Charts and diagrams as code:
----------------

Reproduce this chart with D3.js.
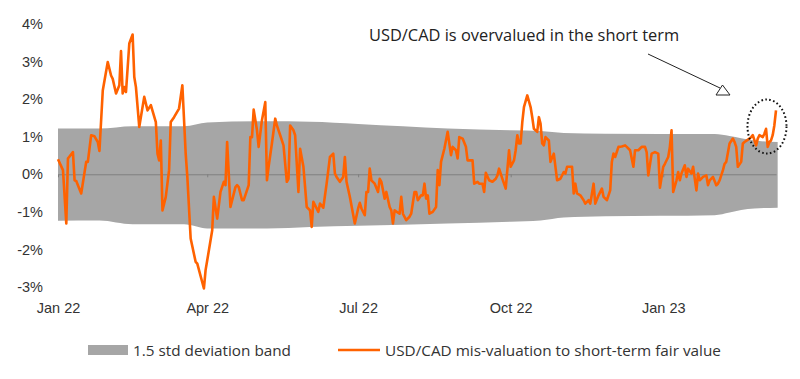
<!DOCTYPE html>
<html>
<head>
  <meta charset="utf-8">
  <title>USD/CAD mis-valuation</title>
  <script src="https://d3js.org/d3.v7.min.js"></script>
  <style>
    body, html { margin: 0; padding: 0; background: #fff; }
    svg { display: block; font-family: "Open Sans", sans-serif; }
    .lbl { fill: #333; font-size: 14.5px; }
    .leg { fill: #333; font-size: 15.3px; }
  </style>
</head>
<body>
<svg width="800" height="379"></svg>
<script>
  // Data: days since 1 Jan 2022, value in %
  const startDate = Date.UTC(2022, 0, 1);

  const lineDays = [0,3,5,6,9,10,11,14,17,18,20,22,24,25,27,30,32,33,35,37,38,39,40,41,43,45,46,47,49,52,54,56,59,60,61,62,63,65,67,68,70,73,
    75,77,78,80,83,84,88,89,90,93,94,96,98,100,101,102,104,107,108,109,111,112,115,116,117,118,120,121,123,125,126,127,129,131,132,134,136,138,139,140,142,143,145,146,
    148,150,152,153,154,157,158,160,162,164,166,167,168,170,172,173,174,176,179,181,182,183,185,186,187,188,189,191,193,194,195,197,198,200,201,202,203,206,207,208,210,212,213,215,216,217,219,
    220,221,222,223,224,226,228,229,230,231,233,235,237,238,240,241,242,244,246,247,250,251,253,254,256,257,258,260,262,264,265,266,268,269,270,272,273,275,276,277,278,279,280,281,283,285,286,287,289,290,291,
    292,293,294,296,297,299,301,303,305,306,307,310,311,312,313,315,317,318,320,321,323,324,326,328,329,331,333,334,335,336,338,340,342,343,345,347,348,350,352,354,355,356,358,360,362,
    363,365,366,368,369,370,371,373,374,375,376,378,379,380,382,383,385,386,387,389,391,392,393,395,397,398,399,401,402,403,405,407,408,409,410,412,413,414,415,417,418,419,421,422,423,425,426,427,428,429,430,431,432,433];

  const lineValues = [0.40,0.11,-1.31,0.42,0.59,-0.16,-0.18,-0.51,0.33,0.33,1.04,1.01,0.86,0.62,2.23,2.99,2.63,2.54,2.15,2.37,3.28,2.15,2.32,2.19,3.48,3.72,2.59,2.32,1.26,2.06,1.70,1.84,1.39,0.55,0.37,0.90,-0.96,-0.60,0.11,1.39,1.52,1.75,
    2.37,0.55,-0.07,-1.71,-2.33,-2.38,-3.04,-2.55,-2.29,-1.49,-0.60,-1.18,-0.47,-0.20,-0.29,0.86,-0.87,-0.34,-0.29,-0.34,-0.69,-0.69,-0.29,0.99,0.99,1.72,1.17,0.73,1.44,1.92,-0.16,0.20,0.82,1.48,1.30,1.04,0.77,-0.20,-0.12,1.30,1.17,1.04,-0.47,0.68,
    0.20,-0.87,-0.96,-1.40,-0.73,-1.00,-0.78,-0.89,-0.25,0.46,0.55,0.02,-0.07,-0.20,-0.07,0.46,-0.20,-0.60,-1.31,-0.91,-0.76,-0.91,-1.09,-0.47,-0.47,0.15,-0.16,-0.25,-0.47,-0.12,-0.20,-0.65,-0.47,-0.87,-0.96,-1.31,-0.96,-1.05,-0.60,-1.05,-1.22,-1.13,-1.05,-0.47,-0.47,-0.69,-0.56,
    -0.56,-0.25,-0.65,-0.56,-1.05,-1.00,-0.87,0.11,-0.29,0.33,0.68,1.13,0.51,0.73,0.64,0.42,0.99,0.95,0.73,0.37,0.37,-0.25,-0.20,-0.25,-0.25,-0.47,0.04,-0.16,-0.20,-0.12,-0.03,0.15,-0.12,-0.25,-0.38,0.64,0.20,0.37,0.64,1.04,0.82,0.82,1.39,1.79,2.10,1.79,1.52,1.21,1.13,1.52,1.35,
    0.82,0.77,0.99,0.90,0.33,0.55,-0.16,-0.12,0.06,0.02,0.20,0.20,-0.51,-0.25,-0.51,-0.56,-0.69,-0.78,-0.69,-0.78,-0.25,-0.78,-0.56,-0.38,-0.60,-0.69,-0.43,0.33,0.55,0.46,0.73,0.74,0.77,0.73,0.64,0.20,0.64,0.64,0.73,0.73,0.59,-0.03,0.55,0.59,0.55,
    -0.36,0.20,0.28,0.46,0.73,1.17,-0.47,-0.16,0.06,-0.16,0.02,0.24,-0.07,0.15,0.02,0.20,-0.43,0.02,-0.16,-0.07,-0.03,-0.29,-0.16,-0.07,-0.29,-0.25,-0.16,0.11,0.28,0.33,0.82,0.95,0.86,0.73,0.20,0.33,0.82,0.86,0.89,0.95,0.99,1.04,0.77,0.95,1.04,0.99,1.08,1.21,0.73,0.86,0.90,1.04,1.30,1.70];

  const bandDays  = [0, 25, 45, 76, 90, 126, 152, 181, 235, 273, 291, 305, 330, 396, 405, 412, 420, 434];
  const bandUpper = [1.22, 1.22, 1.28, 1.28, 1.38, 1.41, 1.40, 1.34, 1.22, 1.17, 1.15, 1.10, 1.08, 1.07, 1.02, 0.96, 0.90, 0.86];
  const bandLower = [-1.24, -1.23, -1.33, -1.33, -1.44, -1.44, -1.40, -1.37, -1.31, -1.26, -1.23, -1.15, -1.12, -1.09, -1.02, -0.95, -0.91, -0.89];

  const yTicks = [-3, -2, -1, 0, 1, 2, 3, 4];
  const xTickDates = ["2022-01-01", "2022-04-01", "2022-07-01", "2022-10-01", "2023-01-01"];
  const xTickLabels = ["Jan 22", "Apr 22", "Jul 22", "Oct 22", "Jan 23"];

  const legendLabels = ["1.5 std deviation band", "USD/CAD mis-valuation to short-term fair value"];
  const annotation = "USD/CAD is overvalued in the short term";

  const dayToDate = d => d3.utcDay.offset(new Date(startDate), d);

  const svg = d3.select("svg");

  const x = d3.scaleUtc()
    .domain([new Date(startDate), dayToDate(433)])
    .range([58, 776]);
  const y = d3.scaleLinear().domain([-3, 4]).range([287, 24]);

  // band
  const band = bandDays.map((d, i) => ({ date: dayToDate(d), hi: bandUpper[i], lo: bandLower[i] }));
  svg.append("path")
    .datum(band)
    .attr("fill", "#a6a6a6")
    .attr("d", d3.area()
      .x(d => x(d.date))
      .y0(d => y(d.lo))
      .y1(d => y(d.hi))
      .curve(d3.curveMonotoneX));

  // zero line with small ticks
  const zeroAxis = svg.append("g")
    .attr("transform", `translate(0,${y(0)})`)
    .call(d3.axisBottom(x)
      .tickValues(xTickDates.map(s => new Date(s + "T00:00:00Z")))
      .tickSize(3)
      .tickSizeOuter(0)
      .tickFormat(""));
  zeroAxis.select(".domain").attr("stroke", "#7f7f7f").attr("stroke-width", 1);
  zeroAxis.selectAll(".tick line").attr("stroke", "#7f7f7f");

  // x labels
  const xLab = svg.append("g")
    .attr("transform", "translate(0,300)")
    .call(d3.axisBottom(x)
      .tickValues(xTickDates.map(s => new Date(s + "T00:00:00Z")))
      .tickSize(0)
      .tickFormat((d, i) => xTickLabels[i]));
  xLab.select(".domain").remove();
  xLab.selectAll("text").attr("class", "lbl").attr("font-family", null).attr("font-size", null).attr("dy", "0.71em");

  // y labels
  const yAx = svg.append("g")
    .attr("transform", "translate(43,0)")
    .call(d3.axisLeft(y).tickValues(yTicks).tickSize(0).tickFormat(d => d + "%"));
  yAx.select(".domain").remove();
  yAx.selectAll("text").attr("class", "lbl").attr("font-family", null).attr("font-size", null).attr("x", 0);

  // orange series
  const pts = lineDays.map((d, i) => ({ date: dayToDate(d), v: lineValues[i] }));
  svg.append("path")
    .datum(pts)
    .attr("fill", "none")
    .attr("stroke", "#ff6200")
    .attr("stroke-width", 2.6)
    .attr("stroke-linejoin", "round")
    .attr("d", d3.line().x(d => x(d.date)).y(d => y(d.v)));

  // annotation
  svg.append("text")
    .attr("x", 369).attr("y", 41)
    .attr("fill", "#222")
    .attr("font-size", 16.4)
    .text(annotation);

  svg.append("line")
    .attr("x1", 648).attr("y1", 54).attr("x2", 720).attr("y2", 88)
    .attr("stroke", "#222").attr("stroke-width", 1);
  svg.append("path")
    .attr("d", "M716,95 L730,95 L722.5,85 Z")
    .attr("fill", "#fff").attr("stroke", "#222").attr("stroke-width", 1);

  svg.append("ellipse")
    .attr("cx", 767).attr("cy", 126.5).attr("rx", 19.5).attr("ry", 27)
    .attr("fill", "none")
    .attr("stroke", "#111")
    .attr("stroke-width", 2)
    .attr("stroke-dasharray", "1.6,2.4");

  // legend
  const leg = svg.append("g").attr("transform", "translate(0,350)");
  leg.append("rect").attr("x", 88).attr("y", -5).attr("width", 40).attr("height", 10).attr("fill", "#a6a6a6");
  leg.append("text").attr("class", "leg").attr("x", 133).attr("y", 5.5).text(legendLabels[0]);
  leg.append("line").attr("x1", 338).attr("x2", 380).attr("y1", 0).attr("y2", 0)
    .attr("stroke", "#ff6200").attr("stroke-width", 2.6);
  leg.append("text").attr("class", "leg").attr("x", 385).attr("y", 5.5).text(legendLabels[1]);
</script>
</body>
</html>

----------------

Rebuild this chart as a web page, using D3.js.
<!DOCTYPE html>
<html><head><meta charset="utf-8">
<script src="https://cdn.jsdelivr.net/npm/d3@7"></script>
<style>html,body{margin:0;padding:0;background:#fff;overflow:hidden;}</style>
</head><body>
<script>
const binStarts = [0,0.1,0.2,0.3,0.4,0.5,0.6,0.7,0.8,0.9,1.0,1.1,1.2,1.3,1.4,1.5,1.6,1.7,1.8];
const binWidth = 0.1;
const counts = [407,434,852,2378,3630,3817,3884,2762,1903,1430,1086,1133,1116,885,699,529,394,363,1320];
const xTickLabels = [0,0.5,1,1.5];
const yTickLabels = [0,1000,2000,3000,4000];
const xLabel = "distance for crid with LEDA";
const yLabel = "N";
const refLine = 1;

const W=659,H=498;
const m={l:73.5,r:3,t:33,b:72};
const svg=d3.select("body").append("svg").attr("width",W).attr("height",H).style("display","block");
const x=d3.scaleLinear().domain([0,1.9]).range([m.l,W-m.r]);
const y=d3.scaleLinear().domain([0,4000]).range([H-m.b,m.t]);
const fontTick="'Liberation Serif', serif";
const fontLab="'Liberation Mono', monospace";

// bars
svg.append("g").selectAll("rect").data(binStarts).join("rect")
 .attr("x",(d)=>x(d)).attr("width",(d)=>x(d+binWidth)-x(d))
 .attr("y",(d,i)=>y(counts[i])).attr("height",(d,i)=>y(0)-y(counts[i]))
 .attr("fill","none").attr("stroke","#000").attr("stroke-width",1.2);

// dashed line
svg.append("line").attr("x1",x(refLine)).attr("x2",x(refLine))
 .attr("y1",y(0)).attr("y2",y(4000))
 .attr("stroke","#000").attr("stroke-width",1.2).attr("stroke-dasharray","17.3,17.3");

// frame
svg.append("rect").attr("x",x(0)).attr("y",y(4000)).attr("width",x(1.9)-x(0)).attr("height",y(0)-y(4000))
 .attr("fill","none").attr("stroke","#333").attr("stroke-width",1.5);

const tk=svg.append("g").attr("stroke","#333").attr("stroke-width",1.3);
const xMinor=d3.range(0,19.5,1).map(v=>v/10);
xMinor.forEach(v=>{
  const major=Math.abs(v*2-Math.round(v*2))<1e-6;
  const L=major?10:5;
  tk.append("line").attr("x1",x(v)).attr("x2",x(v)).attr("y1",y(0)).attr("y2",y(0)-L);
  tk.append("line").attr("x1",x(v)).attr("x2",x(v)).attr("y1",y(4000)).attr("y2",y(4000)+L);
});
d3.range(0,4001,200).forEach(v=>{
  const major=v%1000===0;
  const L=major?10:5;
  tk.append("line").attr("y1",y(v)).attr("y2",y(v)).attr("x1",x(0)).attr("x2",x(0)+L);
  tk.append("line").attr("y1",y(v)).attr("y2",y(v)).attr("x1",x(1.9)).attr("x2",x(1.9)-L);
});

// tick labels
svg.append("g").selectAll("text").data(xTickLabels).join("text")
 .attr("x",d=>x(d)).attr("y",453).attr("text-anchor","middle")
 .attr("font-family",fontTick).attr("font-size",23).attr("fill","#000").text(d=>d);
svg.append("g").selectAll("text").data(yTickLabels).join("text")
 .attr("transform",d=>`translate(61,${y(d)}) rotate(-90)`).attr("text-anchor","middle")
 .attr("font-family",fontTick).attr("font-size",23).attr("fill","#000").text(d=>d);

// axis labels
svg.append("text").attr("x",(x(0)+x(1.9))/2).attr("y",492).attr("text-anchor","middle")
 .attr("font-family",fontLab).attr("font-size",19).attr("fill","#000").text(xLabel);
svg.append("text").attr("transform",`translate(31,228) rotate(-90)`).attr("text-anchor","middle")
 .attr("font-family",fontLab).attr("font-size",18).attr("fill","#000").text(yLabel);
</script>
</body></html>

----------------

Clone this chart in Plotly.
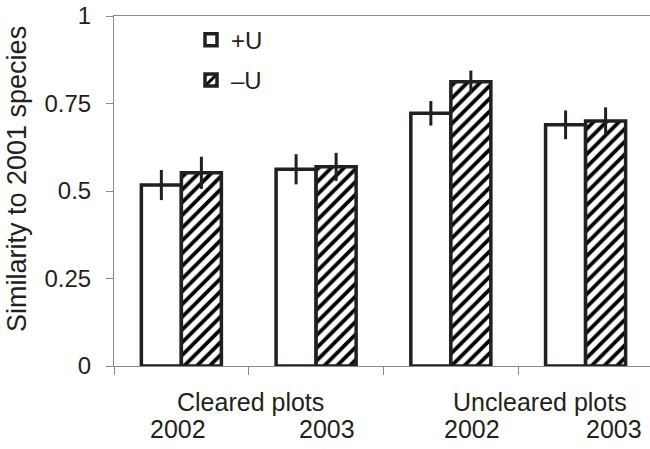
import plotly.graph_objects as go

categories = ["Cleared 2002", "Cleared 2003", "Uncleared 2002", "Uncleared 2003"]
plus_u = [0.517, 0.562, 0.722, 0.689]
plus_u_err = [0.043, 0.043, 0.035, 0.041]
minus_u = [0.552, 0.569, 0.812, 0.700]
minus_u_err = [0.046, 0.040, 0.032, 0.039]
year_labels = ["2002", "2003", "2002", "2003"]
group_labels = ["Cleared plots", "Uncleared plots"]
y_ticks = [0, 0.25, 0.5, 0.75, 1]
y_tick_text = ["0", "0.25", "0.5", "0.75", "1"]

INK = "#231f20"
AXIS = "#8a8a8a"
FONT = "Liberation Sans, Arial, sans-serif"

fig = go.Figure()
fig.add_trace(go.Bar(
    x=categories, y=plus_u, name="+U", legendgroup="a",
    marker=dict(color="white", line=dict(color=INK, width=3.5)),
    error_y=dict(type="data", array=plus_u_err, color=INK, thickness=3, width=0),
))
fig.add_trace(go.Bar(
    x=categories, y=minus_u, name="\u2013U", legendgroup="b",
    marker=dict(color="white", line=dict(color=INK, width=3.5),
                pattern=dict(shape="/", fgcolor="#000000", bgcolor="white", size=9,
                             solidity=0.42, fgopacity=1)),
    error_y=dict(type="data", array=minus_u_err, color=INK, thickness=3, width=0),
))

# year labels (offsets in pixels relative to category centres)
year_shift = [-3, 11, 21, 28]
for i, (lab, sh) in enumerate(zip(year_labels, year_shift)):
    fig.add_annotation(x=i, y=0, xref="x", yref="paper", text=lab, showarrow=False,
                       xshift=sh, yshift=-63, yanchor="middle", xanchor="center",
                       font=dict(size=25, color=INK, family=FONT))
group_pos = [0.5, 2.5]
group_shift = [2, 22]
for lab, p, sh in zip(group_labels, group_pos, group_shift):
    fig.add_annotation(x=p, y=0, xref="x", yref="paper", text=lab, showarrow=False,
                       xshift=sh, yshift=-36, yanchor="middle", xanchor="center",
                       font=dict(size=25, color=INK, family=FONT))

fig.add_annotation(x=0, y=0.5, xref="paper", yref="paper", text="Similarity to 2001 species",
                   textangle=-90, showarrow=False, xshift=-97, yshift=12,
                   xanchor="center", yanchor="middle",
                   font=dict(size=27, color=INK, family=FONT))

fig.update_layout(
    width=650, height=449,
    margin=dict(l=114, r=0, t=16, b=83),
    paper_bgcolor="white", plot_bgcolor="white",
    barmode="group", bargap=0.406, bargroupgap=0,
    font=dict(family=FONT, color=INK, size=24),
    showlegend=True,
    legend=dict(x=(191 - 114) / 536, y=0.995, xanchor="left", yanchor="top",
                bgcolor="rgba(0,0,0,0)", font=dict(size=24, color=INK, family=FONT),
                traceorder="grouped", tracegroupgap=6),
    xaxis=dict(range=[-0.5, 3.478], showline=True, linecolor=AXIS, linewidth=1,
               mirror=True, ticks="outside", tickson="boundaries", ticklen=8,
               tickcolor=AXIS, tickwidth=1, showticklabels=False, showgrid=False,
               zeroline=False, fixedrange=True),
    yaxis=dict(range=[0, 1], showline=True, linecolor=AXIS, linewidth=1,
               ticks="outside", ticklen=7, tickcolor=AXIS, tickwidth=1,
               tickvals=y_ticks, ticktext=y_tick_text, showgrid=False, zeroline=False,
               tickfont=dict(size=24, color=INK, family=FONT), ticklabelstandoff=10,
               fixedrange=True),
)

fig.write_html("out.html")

----------------

▶ [Written request]:
Make an exact copy of the lines from the one that contains "Clone this chart in Plotly." through the one that contains "import plotly.graph_objects as go", both included, and no other lines. Pictures are skipped.

▶ [Answer]:
Clone this chart in Plotly.
import plotly.graph_objects as go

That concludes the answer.